The book is structured around the classes themselves – First Class, Second Class – and what Amy focuses on in each class. And very quickly, by the Third Class, Amy realizes that there is a malevolent force in her class, someone who is trying to sabotage the rest of the group. Evil-sounding parodies of people’s pieces are sent to them (really mean stuff) – and Amy begins to feel she is losing control of her class. Someone is wreaking havoc. The book becomes a sort of murder mystery as Amy (and a sympathetic – or so we hope – regular student) try to figure out which one of the students is pulling these pranks (which get more and more dangerous). Eventually, the class is canceled – due to the shenanigans of the prankster – and the students decided – Screw THIS, we want to continue – so they convince Amy to continue holding classes, this time rotating locations. Things get distinctly bizarre. Amy tries to rein in the class – one of whom is STILL being a douchebag – only we don’t know who!! Amy tries to keep the class focused on the WRITING … Meanwhile, she goes home at night and obsesses on who would do such a thing … She tries to piece together the identity of the “prankster” from the person’s writing style … she comes up with some conclusions, all of which end up being false.
People end up getting killed. What the hell is going on?? Which would-be writer wants the others dead? What issues of envy and rage are at work here? Will Amy ever discover the identity of the malevolent student? Or will she be caught in a trap of her own making??
A wonderful book about creativity, loneliness, and the writing impulse. Great stuff. I loved every word.

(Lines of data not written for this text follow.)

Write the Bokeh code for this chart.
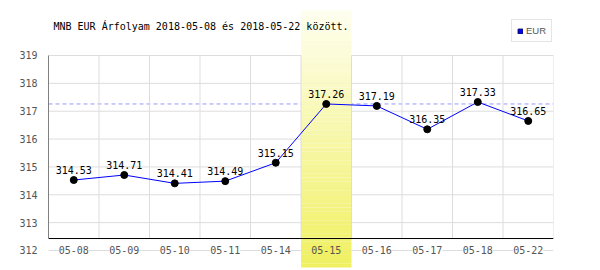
from bokeh.plotting import figure
from bokeh.models import (FactorRange, Range1d, ColumnDataSource, FixedTicker,
                          Span, Label, Legend, LegendItem)
from bokeh.transform import dodge
from bokeh.core.properties import value
from bokeh.embed import file_html
from bokeh.resources import INLINE

# ---- data ----
dates = ["05-08", "05-09", "05-10", "05-11", "05-14",
         "05-15", "05-16", "05-17", "05-18", "05-22"]
rates = [314.53, 314.71, 314.41, 314.49, 315.15,
         317.26, 317.19, 316.35, 317.33, 316.65]
highlight_date = "05-15"
y_ticks = [312, 313, 314, 315, 316, 317, 318, 319]
title_text = "MNB EUR Árfolyam 2018-05-08 és 2018-05-22 között."
series_name = "EUR"

# ---- style ----
MONO = value("DejaVu Sans Mono")
Y_LO, Y_HI = 311.282, 320.974
AXIS_Y = 312.43
BAND_BOTTOM, BAND_TOP = 311.39, 320.62
GRID = "#dddddd"
LABEL_GRAY = "#555555"

p = figure(width=600, height=270, output_backend="svg", toolbar_location=None,
           x_range=FactorRange(factors=dates), y_range=Range1d(Y_LO, Y_HI),
           x_axis_location=None, min_border_left=48, min_border_right=47,
           min_border_top=0, min_border_bottom=0, outline_line_color=None)
p.xgrid.visible = False
p.ygrid.visible = False

ax = p.yaxis[0]
ax.ticker = FixedTicker(ticks=y_ticks)
ax.axis_line_color = None
ax.major_tick_line_color = None
ax.minor_tick_line_color = None
ax.major_label_standoff = 5
ax.major_label_text_font = "DejaVu Sans Mono"
ax.major_label_text_font_size = "10px"
ax.major_label_text_color = LABEL_GRAY

# horizontal grid lines
for t in y_ticks:
    p.add_layout(Span(location=t, dimension="width", line_color=GRID,
                      line_width=1, level="underlay"))

# reference dashed line at highlighted day's value
hv = rates[dates.index(highlight_date)]
p.add_layout(Span(location=hv, dimension="width", line_color="#9999ff",
                  line_width=1, line_dash="4 3", level="underlay"))

# highlighted band with vertical gradient
n = 60
top_c = (254, 254, 238)
bot_c = (240, 240, 98)
bands = {"cat": [], "bottom": [], "top": [], "color": []}
step = (BAND_TOP - BAND_BOTTOM) / n
for i in range(n):
    f = i / (n - 1)
    c = tuple(int(round(bot_c[k] + (top_c[k] - bot_c[k]) * f)) for k in range(3))
    bands["cat"].append(highlight_date)
    bands["bottom"].append(BAND_BOTTOM + i * step)
    bands["top"].append(BAND_BOTTOM + (i + 1) * step + 0.002)
    bands["color"].append("#%02x%02x%02x" % c)
bsrc = ColumnDataSource(bands)
p.quad(left=dodge("cat", -0.5, range=p.x_range), right=dodge("cat", 0.5, range=p.x_range),
       bottom="bottom", top="top", fill_color="color", line_color=None, source=bsrc)

# vertical grid lines (category boundaries)
vsrc = ColumnDataSource(dict(cat=dates, y0=[AXIS_Y] * len(dates), y1=[y_ticks[-1]] * len(dates)))
p.segment(x0=dodge("cat", 0.5, range=p.x_range), x1=dodge("cat", 0.5, range=p.x_range),
          y0="y0", y1="y1", line_color=GRID, line_width=1, source=vsrc)

# black axes
p.add_layout(Span(location=AXIS_Y, dimension="width", line_color="black", line_width=1))
lsrc = ColumnDataSource(dict(cat=[dates[0]], y0=[AXIS_Y], y1=[y_ticks[-1]]))
p.segment(x0=dodge("cat", -0.5, range=p.x_range), x1=dodge("cat", -0.5, range=p.x_range),
          y0="y0", y1="y1", line_color="black", line_width=1, source=lsrc)

# x labels
xl = ColumnDataSource(dict(cat=dates, y=[y_ticks[0]] * len(dates),
                           bg=["#f0f062" if d == highlight_date else "white" for d in dates]))
p.text(x="cat", y="y", text="cat", source=xl, text_font=MONO, text_font_size="10px",
       text_color=LABEL_GRAY, text_align="center", text_baseline="middle",
       background_fill_color="bg")

# data
src = ColumnDataSource(dict(date=dates, rate=rates, lbl=["%.2f" % r for r in rates]))
p.line(x="date", y="rate", source=src, line_color="blue", line_width=1)
p.scatter(x="date", y="rate", source=src, size=7, fill_color="black", line_color="black")
p.text(x="date", y="rate", text="lbl", source=src, text_font=MONO, text_font_size="10px",
       text_color="black", text_align="center", text_baseline="bottom", y_offset=-6)

# title
p.add_layout(Label(x=5, y=244, x_units="screen", y_units="screen", text=title_text,
                   text_font="DejaVu Sans Mono", text_font_size="10px",
                   text_color="black", text_baseline="middle"))

# legend (proxy area renderer placed outside the visible range)
leg_src = ColumnDataSource(dict(x=[dates[0]], b=[Y_LO - 60], t=[Y_LO - 50]))
r_leg = p.quad(left=dodge("x", -0.1, range=p.x_range), right=dodge("x", 0.1, range=p.x_range),
               bottom="b", top="t", source=leg_src,
               fill_color="blue", line_color="#000066", line_width=1)
legend = Legend(items=[LegendItem(label=series_name, renderers=[r_leg])],
                location=(463, 228), margin=0, padding=5, spacing=0,
                glyph_width=6, glyph_height=6, label_standoff=3,
                label_width=16, label_height=10,
                label_text_font="Liberation Sans", label_text_font_size="9.5px",
                label_text_color=LABEL_GRAY, label_text_baseline="middle",
                border_line_color="#cccccc", border_line_width=1,
                background_fill_color="white", background_fill_alpha=1)
p.add_layout(legend)

open("out.html", "w").write(file_html(p, INLINE))
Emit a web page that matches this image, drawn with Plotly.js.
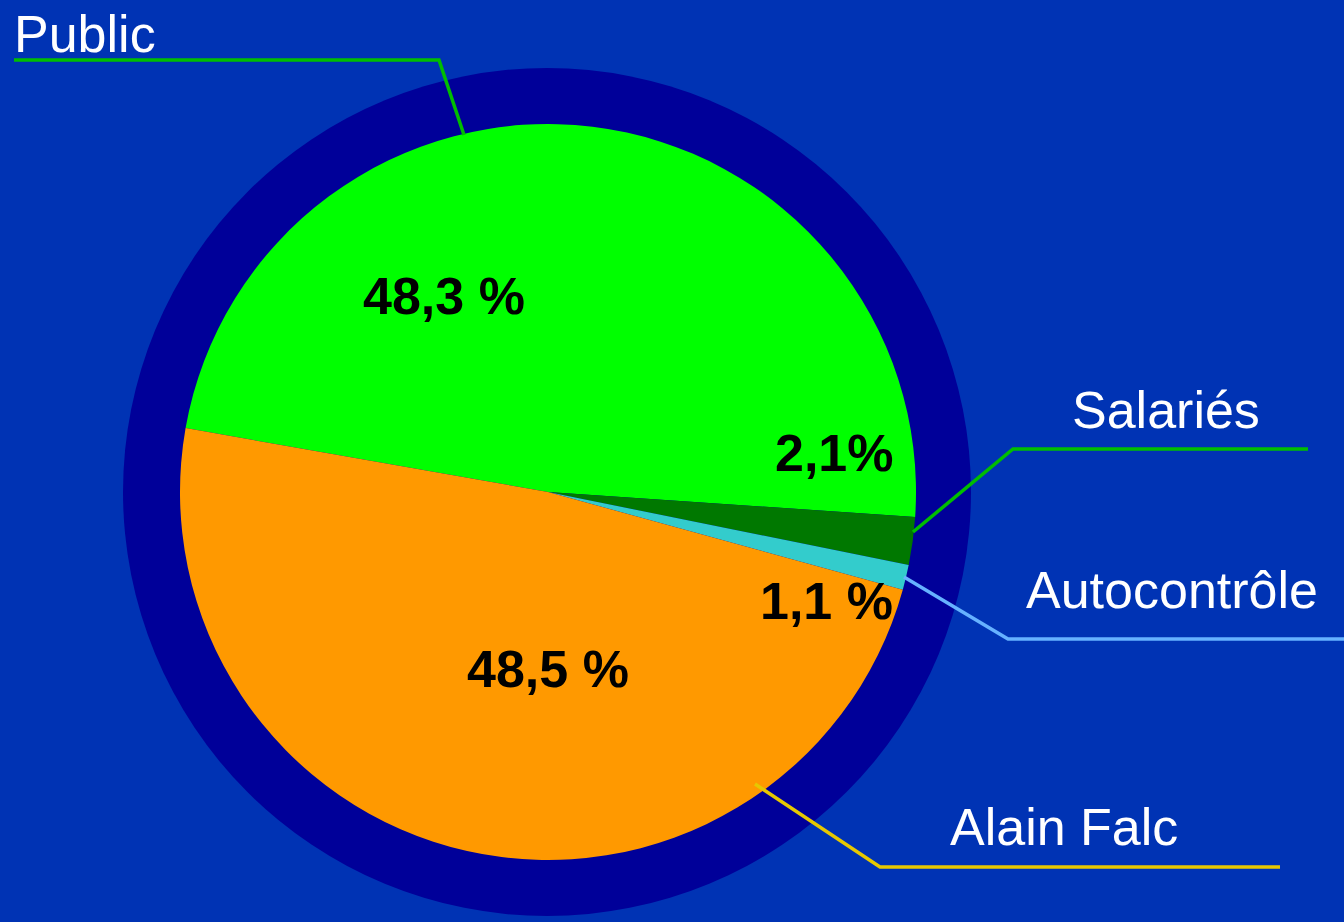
<!DOCTYPE html>
<html>
<head>
<meta charset="utf-8">
<script src="https://cdn.plot.ly/plotly-3.0.1.min.js"></script>
<style>
  html, body { margin: 0; padding: 0; background: #0033B4; }
  #chart { width: 1344px; height: 922px; }
</style>
</head>
<body>
<div id="chart"></div>
<script>
// ---- data ----
const categories = ["Public", "Salariés", "Autocontrôle", "Alain Falc"];
const shares = [48.3, 2.1, 1.1, 48.5];
const shareLabels = ["48,3 %", "2,1%", "1,1 %", "48,5 %"];
const sliceColors = ["#00FF00", "#007800", "#33CCCC", "#FF9900"];
const leaderColors = ["#00BE00", "#00BE00", "#66B2FF", "#E6C800"];

// ---- helpers (pixel -> paper) ----
const W = 1344, H = 922;
const px = x => x / W;
const py = y => 1 - y / H;

// layout geometry (pixels)
const pieC = [548, 492], pieR = 368;
const ringC = [547, 492], ringR = 424;

const ringTrace = {
  type: "pie",
  values: [1],
  labels: ["ring"],
  marker: { colors: ["#000099"] },
  textinfo: "none",
  hoverinfo: "skip",
  sort: false,
  showlegend: false,
  domain: {
    x: [px(ringC[0] - ringR), px(ringC[0] + ringR)],
    y: [py(ringC[1] + ringR), py(ringC[1] - ringR)]
  }
};

const pieTrace = {
  type: "pie",
  labels: categories,
  values: shares,
  marker: { colors: sliceColors, line: { width: 0 } },
  textinfo: "none",
  sort: false,
  direction: "clockwise",
  rotation: -80,
  showlegend: false,
  domain: {
    x: [px(pieC[0] - pieR), px(pieC[0] + pieR)],
    y: [py(pieC[1] + pieR), py(pieC[1] - pieR)]
  }
};

// label placements (pixels)
const catPos = [[12, 34], [1070, 410], [1024, 590], [948, 827]];
const pctPos = [[444, 296], [834, 453], [826, 601], [548, 669]];
const leaderPts = [
  [[14, 60], [439, 60], [464, 135]],
  [[1308, 449], [1013, 449], [913, 532]],
  [[904, 577], [1008, 639], [1344, 639]],
  [[755, 784], [880, 867], [1280, 867]]
];

const font = "Liberation Sans, Arial, Helvetica, sans-serif";
const annotations = [];
categories.forEach((c, i) => {
  annotations.push({
    xref: "paper", yref: "paper",
    x: px(catPos[i][0]), y: py(catPos[i][1]),
    xanchor: "left", yanchor: "middle",
    text: c, showarrow: false,
    font: { family: font, size: 52, color: "#FFFFFF" }
  });
  annotations.push({
    xref: "paper", yref: "paper",
    x: px(pctPos[i][0]), y: py(pctPos[i][1]),
    xanchor: "center", yanchor: "middle",
    text: "<b>" + shareLabels[i] + "</b>", showarrow: false,
    font: { family: font, size: 52, color: "#000000" }
  });
});

const shapes = leaderPts.map((pts, i) => ({
  type: "path",
  xref: "paper", yref: "paper",
  path: pts.map((p, k) => (k ? "L" : "M") + px(p[0]) + "," + py(p[1])).join(" "),
  line: { color: leaderColors[i], width: 3.5 },
  layer: "above"
}));

const layout = {
  width: W, height: H,
  margin: { l: 0, r: 0, t: 0, b: 0 },
  paper_bgcolor: "#0033B4",
  plot_bgcolor: "#0033B4",
  showlegend: false,
  annotations: annotations,
  shapes: shapes
};

Plotly.newPlot("chart", [ringTrace, pieTrace], layout, { displayModeBar: false, staticPlot: true });
</script>
</body>
</html>
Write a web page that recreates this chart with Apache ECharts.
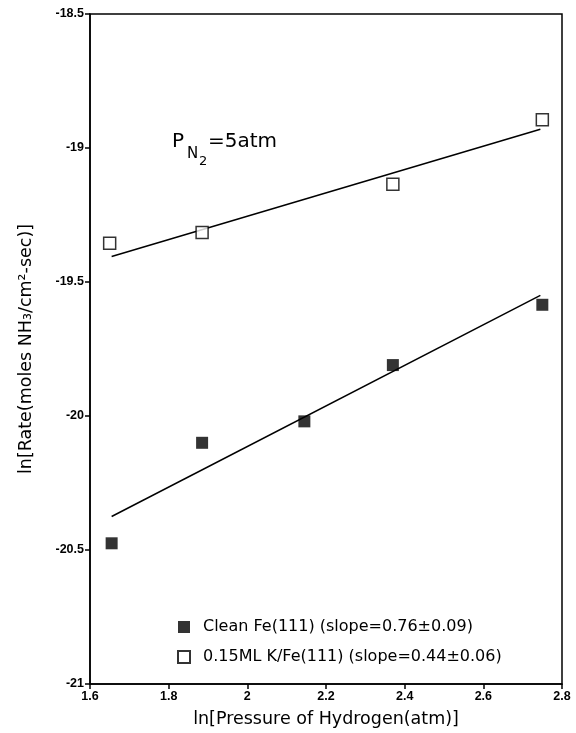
<!DOCTYPE html>
<html>
<head>
<meta charset="utf-8">
<script src="https://cdn.jsdelivr.net/npm/echarts@6/dist/echarts.min.js"></script>
<style>
  html, body { margin: 0; padding: 0; background: #fff; }
  #chart { width: 576px; height: 733px; }
</style>
</head>
<body>
<div id="chart"></div>
<script>
// ln(P_H2) values and ln(rate) values
const cleanX = [1.655, 1.885, 2.145, 2.37, 2.75];
const cleanY = [-20.475, -20.10, -20.02, -19.81, -19.585];
const potX = [1.65, 1.885, 2.37, 2.75];
const potY = [-19.355, -19.315, -19.135, -18.895];
// least-squares lines as drawn (end points)
const cleanFitX = [1.655, 2.745];
const cleanFitY = [-20.375, -19.55];
const potFitX = [1.655, 2.745];
const potFitY = [-19.405, -18.93];

const xTicks = [1.6, 1.8, 2, 2.2, 2.4, 2.6, 2.8];
const yTicks = [-21, -20.5, -20, -19.5, -19, -18.5];

const zip = (xs, ys) => xs.map((x, i) => [x, ys[i]]);

const chart = echarts.init(document.getElementById("chart"));
const textFont = "DejaVu Sans, Liberation Sans, Arial, sans-serif";
const tickFont = {
  color: "#000",
  fontFamily: "Liberation Sans, Arial, sans-serif",
  fontWeight: "bold",
  fontSize: 12.5,
};

chart.setOption({
  animation: false,
  backgroundColor: "#fff",
  grid: {
    left: 90,
    right: 14,
    top: 14,
    bottom: 46,
    show: true,
    borderColor: "#000",
    borderWidth: 1.5,
  },
  xAxis: {
    type: "value",
    min: 1.6,
    max: 2.8,
    interval: 0.2,
    name: "ln[Pressure of Hydrogen(atm)]",
    nameLocation: "middle",
    nameGap: 26,
    nameTextStyle: { color: "#000", fontFamily: textFont, fontSize: 17.5 },
    axisLine: { lineStyle: { color: "#000", width: 1.5 } },
    axisTick: { length: 5, lineStyle: { color: "#000", width: 1.5 } },
    axisLabel: {
      ...tickFont,
      margin: 6,
      formatter: (v) => {
        const t = xTicks.find((x) => Math.abs(x - v) < 1e-6);
        return t === undefined ? "" : String(t);
      },
    },
    splitLine: { show: false },
  },
  yAxis: {
    type: "value",
    min: -21,
    max: -18.5,
    interval: 0.5,
    name: "ln[Rate(moles NH\u2083/cm\u00b2-sec)]",
    nameLocation: "middle",
    nameRotate: 90,
    nameGap: 55,
    nameTextStyle: { color: "#000", fontFamily: textFont, fontSize: 17.5 },
    axisLine: { lineStyle: { color: "#000", width: 1.5 } },
    axisTick: { length: 5, lineStyle: { color: "#000", width: 1.5 } },
    axisLabel: {
      ...tickFont,
      margin: 6,
      formatter: (v) => {
        const t = yTicks.find((y) => Math.abs(y - v) < 1e-6);
        return t === undefined ? "" : String(t);
      },
    },
    splitLine: { show: false },
  },
  legend: {
    orient: "vertical",
    left: 172,
    top: 614,
    itemGap: 14,
    itemWidth: 12,
    itemHeight: 12,
    textStyle: {
      color: "#000",
      fontFamily: textFont,
      fontSize: 16,
      padding: [0, 0, 0, 8],
    },
    data: [
      { name: "Clean Fe(111) (slope=0.76\u00b10.09)", icon: "rect" },
      { name: "0.15ML K/Fe(111) (slope=0.44\u00b10.06)", icon: "rect" },
    ],
  },
  graphic: [
    {
      type: "text",
      left: 172,
      top: 132,
      style: { text: "P", font: "20px " + textFont, fill: "#000" },
    },
    {
      type: "text",
      left: 187,
      top: 147,
      style: { text: "N", font: "15px " + textFont, fill: "#000" },
    },
    {
      type: "text",
      left: 199,
      top: 155,
      style: { text: "2", font: "13px " + textFont, fill: "#000" },
    },
    {
      type: "text",
      left: 208,
      top: 132,
      style: { text: "=5atm", font: "20px " + textFont, fill: "#000" },
    },
  ],
  series: [
    {
      name: "Clean Fe(111) (slope=0.76\u00b10.09)",
      type: "scatter",
      symbol: "rect",
      symbolSize: 12,
      itemStyle: { color: "#000" },
      data: zip(cleanX, cleanY),
      z: 3,
    },
    {
      name: "0.15ML K/Fe(111) (slope=0.44\u00b10.06)",
      type: "scatter",
      symbol: "rect",
      symbolSize: 12,
      itemStyle: { color: "#fff", borderColor: "#000", borderWidth: 1.5 },
      data: zip(potX, potY),
      z: 3,
    },
    {
      type: "line",
      data: zip(cleanFitX, cleanFitY),
      symbol: "none",
      lineStyle: { color: "#000", width: 1.5 },
      z: 2,
    },
    {
      type: "line",
      data: zip(potFitX, potFitY),
      symbol: "none",
      lineStyle: { color: "#000", width: 1.5 },
      z: 2,
    },
  ],
});
</script>
</body>
</html>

All of the “types” in the writing class are just awesome: the overly sensitive obese woman who only writes when taking a class, the guy taking the class to pick up women, the feminist, the really talented no-nonsense older woman who really understands literature, the sci-fi fan (who can’t write a word worth reading if he tried), the mysterious macho guy whose name is actually Charlton Heston (ha!!) – who is kind of a wild card and who ends up being tremendously good at writing – without any fanfare or pretentiousness – there’s the Book Club afficianado who ONLY has good things to say about EVERYTHING – she balks at criticism of any kind, and seems to look at every moment in life as a potential Oprah moment … makes it difficult to have a class discussion of what DOESN’T work … all of these people just come to life. I love it. Also, Amy – despite the fact that she is a “failure” as a writer – does not come off as bitter towards other writers. You really get that. She ends up LOVING this class – they’re a “good group”, she keeps saying – because they really want to dig in and critique and get to the bottom of things. This is not the story of a bitter has-been who has lost the joy of her craft. No. That’s one of the reasons I was so moved by The Writing Class: the flame of love can be kept alive, even without any validation from the outer world. It really can.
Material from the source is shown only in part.